On the shortness of life

Hiding behind my copy of On the Shortness of Life
Seneca – On the Shortness of Life

This set of three essays by Seneca has been on my list for a long time. A death in the family moved me to buy it and read it now.

But the titular essay isn’t really about death at all. It’s about this:

It is not that we have a short time to live, but that we waste a lot of it. Life is long enough, and a sufficiently generous amount has been given to us for the highest achievements if it were all well invested.

The key to understanding Seneca’s thesis is the phrase, “highest achievements.” Seneca gets around to this later, but first he’s got a lot to say about what activities are not the highest achievements.

Seneca hears lots of people complaining about how little time there is in the day. Sound familiar? I know I’m guilty.

There’s more to distract us today than ever before. Seneca destroys the argument that people have too little time for living. Truth is, we don’t protect our time the same way we protect our material possessions:

Men do not let anyone seize their estates, and if there is the slightest dispute about their boundaries they rush to stones and arms; but they allow others to encroach on their lives — why, they themselves even invite in those who will take over their lives. You will find no one willing to share out his money; but to how many does each of us divide his life!

Bosses, family, friends, pets, websites, news, politics, government — to whom are you giving your time away?

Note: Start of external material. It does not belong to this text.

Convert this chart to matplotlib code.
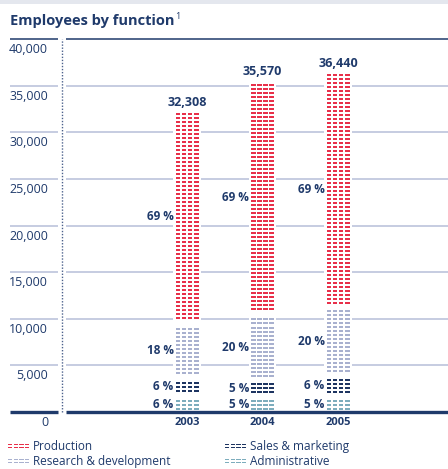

Seneca uses the examples of Augustus (“he knew from experience how much sweat those blessings gleaming through every land cost him, how many secret anxieties they concealed”) and Cicero (“he had neither peace in prosperity nor patience in adversity”): men who achieved fame and fortune but never got a chance to actually enjoy living. Seneca has a great term for these temptations — preoccupations. Fame, money, power; anything keeping a person from truly living.

Living is the least important activity of the preoccupied man; yet there is nothing which is harder to learn.

Preoccupations look seductive, but only until you possess them and find them more trouble than they’re worth. We’re quick to toss away years of toil for the promise of some future pension, but when we’re threatened with terminal illness, suddenly every day becomes important. It’s the illusion of the unknown: we discard our time like it’s nothing when we’re not sure how much of it we have left, even acting like it’s infinite, but we value it supremely as soon as our days are numbered.

To avoid preoccupation? Stop worrying so much about the future, and focus on each day as it comes. Not to say don’t plan at all, but make the most of today to execute on your plans for tomorrow.

Another weakness of preoccupation is that it prevents you from thinking more about your past. Not regretting it, but learning from it:

This is the period of our time which is sacred and dedicated, which has passed beyond all human risks and is removed from Fortune’s sway, which cannot be harassed by want or fear or attacks of illness. It cannot be disturbed or snatched from us: it is an untroubled, everlasting possession…

Just as it is no use pouring any amount of liquid into a container without a bottom to catch and hold it, so it does not matter how much time we are given if there is nowhere for it to settle; it escapes through the cracks and holes of the mind.

The preoccupied person is rushing through life from one thing to the next, always crying out for more time. But life is plenty long if you only do what you want to do: if you find ways to live intentionally and invest your time where you choose.

Back to Seneca’s “highest achievement:” it’s simple — to study philosophy. Ideas and wisdom are timeless, only increasing in value through the ages, while honors and monuments and fame are quickly dissipated. Hedonistic pleasure, too, is always temporary: once you have it, you can’t help but fear for it to be taken away. It’s scarier to fear loss of great power than it is enjoyable to possess it:

It is inevitable that life will be not just very short but very miserable for those who acquire by great toil what they must keep by greater toil.

If you follow sports, you’ll notice that the top athletes and coaches rarely take much time to enjoy their accomplishments. The most hardassed workaholic coaches especially wear a perpetual scowl, always focused on what’s coming next. This may be a winning strategy on the field, but is it a winning strategy for getting the most out of life? I don’t know. But I wouldn’t want to find out:

So when you see a man repeatedly wearing the robe of office, or one whose name is often spoken in the Forum, do not envy him: these things are won at the cost of life. In order that one year may be dated from their names they will waste all their own years.

In ancient Rome, the consul was the highest office of the state; every year two different men served, and instead of referring to the year by date, Roman citizens knew it by the names of the consuls of that year. But in order to become a consul and achieve such fame — coming up through the political ranks and paying one’s dues for decades — one had to give up their own lives.

It may have been prestigious to get a year named after you, with your name on every tongue, but what is that worth today? How many Roman consuls can you name?

Isn’t it better to live your life for yourself, and for the people you choose to be part of it? My favorite line in the essay sums up how best to live by describing the ideal posture toward its three periods:

Life is very short and anxious for those who forget the past, neglect the present, and fear the future.


Note: There are two other great essays in my version of the book. They’re pretty awesome and I might write about them sometime later.